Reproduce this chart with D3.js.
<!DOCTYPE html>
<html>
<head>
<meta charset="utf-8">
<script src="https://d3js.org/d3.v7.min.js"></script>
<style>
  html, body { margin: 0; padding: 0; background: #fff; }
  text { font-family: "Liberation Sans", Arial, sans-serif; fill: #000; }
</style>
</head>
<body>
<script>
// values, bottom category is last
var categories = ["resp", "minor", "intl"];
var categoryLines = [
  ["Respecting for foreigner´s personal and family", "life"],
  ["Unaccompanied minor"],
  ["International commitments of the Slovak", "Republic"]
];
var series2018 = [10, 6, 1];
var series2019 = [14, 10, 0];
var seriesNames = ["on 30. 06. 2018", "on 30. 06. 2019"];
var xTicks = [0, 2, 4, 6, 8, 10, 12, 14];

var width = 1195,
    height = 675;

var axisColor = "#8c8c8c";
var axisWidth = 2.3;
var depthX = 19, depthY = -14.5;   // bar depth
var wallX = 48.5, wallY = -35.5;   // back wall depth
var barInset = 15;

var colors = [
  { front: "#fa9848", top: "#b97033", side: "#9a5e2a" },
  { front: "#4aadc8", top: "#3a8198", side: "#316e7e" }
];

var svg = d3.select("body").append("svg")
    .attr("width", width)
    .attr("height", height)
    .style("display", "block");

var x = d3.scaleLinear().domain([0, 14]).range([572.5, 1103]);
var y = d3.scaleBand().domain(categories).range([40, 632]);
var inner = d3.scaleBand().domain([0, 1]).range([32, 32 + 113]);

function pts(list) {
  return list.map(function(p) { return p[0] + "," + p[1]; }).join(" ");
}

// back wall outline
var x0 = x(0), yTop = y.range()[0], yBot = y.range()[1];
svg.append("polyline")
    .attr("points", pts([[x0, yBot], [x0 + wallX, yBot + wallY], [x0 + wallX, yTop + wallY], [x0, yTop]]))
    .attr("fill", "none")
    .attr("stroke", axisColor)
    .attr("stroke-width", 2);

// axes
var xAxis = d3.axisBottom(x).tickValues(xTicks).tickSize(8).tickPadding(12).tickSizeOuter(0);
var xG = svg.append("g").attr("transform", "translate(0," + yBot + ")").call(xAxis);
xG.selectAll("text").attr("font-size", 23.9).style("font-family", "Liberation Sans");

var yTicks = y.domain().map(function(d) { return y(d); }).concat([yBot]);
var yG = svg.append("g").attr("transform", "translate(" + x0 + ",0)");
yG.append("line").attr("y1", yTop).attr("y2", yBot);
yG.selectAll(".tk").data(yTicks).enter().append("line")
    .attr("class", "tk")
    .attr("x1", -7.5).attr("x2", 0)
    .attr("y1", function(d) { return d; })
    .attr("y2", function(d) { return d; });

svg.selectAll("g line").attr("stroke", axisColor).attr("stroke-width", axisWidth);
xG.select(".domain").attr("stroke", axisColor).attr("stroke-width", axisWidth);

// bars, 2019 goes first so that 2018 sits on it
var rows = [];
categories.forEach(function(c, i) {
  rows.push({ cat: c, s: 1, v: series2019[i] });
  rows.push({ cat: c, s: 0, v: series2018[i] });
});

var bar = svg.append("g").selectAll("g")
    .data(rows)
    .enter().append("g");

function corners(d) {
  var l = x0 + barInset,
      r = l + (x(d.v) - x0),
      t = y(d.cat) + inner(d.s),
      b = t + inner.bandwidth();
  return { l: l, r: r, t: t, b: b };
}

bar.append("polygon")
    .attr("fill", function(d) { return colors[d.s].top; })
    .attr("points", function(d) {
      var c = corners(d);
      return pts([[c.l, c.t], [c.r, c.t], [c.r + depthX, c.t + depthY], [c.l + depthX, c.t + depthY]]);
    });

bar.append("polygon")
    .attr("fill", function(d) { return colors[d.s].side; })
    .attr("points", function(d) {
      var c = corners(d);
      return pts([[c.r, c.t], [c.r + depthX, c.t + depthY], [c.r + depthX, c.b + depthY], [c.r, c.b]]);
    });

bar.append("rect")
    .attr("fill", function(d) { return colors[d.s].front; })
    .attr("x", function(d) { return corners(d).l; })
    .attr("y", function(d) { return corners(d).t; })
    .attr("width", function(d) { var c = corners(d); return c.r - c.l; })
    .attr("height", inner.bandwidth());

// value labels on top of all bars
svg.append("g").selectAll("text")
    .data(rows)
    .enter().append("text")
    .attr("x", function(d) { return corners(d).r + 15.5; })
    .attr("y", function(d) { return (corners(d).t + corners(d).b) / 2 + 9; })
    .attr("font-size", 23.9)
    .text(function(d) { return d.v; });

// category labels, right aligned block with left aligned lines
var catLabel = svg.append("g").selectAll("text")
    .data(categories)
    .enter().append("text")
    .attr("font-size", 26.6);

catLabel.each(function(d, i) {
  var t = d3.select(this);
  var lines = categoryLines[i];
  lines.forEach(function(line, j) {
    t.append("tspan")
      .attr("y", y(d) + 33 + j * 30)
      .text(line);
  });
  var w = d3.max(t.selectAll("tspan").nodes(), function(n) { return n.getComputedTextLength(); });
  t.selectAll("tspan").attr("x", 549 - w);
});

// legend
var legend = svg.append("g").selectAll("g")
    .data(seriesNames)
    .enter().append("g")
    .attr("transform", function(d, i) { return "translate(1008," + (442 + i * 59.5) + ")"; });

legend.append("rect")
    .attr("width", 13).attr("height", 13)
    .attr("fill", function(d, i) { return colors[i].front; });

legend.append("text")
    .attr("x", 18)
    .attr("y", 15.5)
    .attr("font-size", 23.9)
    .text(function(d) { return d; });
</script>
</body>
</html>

### GIVEN INSTRUCTION
Reproduce the full listing word for word.

### EXERCISE RESPONSE
Reproduce this chart with D3.js.
<!DOCTYPE html>
<html>
<head>
<meta charset="utf-8">
<script src="https://d3js.org/d3.v7.min.js"></script>
<style>
  html, body { margin: 0; padding: 0; background: #fff; }
  text { font-family: "Liberation Sans", Arial, sans-serif; fill: #000; }
</style>
</head>
<body>
<script>
// values, bottom category is last
var categories = ["resp", "minor", "intl"];
var categoryLines = [
  ["Respecting for foreigner´s personal and family", "life"],
  ["Unaccompanied minor"],
  ["International commitments of the Slovak", "Republic"]
];
var series2018 = [10, 6, 1];
var series2019 = [14, 10, 0];
var seriesNames = ["on 30. 06. 2018", "on 30. 06. 2019"];
var xTicks = [0, 2, 4, 6, 8, 10, 12, 14];

var width = 1195,
    height = 675;

var axisColor = "#8c8c8c";
var axisWidth = 2.3;
var depthX = 19, depthY = -14.5;   // bar depth
var wallX = 48.5, wallY = -35.5;   // back wall depth
var barInset = 15;

var colors = [
  { front: "#fa9848", top: "#b97033", side: "#9a5e2a" },
  { front: "#4aadc8", top: "#3a8198", side: "#316e7e" }
];

var svg = d3.select("body").append("svg")
    .attr("width", width)
    .attr("height", height)
    .style("display", "block");

var x = d3.scaleLinear().domain([0, 14]).range([572.5, 1103]);
var y = d3.scaleBand().domain(categories).range([40, 632]);
var inner = d3.scaleBand().domain([0, 1]).range([32, 32 + 113]);

function pts(list) {
  return list.map(function(p) { return p[0] + "," + p[1]; }).join(" ");
}

// back wall outline
var x0 = x(0), yTop = y.range()[0], yBot = y.range()[1];
svg.append("polyline")
    .attr("points", pts([[x0, yBot], [x0 + wallX, yBot + wallY], [x0 + wallX, yTop + wallY], [x0, yTop]]))
    .attr("fill", "none")
    .attr("stroke", axisColor)
    .attr("stroke-width", 2);

// axes
var xAxis = d3.axisBottom(x).tickValues(xTicks).tickSize(8).tickPadding(12).tickSizeOuter(0);
var xG = svg.append("g").attr("transform", "translate(0," + yBot + ")").call(xAxis);
xG.selectAll("text").attr("font-size", 23.9).style("font-family", "Liberation Sans");

var yTicks = y.domain().map(function(d) { return y(d); }).concat([yBot]);
var yG = svg.append("g").attr("transform", "translate(" + x0 + ",0)");
yG.append("line").attr("y1", yTop).attr("y2", yBot);
yG.selectAll(".tk").data(yTicks).enter().append("line")
    .attr("class", "tk")
    .attr("x1", -7.5).attr("x2", 0)
    .attr("y1", function(d) { return d; })
    .attr("y2", function(d) { return d; });

svg.selectAll("g line").attr("stroke", axisColor).attr("stroke-width", axisWidth);
xG.select(".domain").attr("stroke", axisColor).attr("stroke-width", axisWidth);

// bars, 2019 goes first so that 2018 sits on it
var rows = [];
categories.forEach(function(c, i) {
  rows.push({ cat: c, s: 1, v: series2019[i] });
  rows.push({ cat: c, s: 0, v: series2018[i] });
});

var bar = svg.append("g").selectAll("g")
    .data(rows)
    .enter().append("g");

function corners(d) {
  var l = x0 + barInset,
      r = l + (x(d.v) - x0),
      t = y(d.cat) + inner(d.s),
      b = t + inner.bandwidth();
  return { l: l, r: r, t: t, b: b };
}

bar.append("polygon")
    .attr("fill", function(d) { return colors[d.s].top; })
    .attr("points", function(d) {
      var c = corners(d);
      return pts([[c.l, c.t], [c.r, c.t], [c.r + depthX, c.t + depthY], [c.l + depthX, c.t + depthY]]);
    });

bar.append("polygon")
    .attr("fill", function(d) { return colors[d.s].side; })
    .attr("points", function(d) {
      var c = corners(d);
      return pts([[c.r, c.t], [c.r + depthX, c.t + depthY], [c.r + depthX, c.b + depthY], [c.r, c.b]]);
    });

bar.append("rect")
    .attr("fill", function(d) { return colors[d.s].front; })
    .attr("x", function(d) { return corners(d).l; })
    .attr("y", function(d) { return corners(d).t; })
    .attr("width", function(d) { var c = corners(d); return c.r - c.l; })
    .attr("height", inner.bandwidth());

// value labels on top of all bars
svg.append("g").selectAll("text")
    .data(rows)
    .enter().append("text")
    .attr("x", function(d) { return corners(d).r + 15.5; })
    .attr("y", function(d) { return (corners(d).t + corners(d).b) / 2 + 9; })
    .attr("font-size", 23.9)
    .text(function(d) { return d.v; });

// category labels, right aligned block with left aligned lines
var catLabel = svg.append("g").selectAll("text")
    .data(categories)
    .enter().append("text")
    .attr("font-size", 26.6);

catLabel.each(function(d, i) {
  var t = d3.select(this);
  var lines = categoryLines[i];
  lines.forEach(function(line, j) {
    t.append("tspan")
      .attr("y", y(d) + 33 + j * 30)
      .text(line);
  });
  var w = d3.max(t.selectAll("tspan").nodes(), function(n) { return n.getComputedTextLength(); });
  t.selectAll("tspan").attr("x", 549 - w);
});

// legend
var legend = svg.append("g").selectAll("g")
    .data(seriesNames)
    .enter().append("g")
    .attr("transform", function(d, i) { return "translate(1008," + (442 + i * 59.5) + ")"; });

legend.append("rect")
    .attr("width", 13).attr("height", 13)
    .attr("fill", function(d, i) { return colors[i].front; });

legend.append("text")
    .attr("x", 18)
    .attr("y", 15.5)
    .attr("font-size", 23.9)
    .text(function(d) { return d; });
</script>
</body>
</html>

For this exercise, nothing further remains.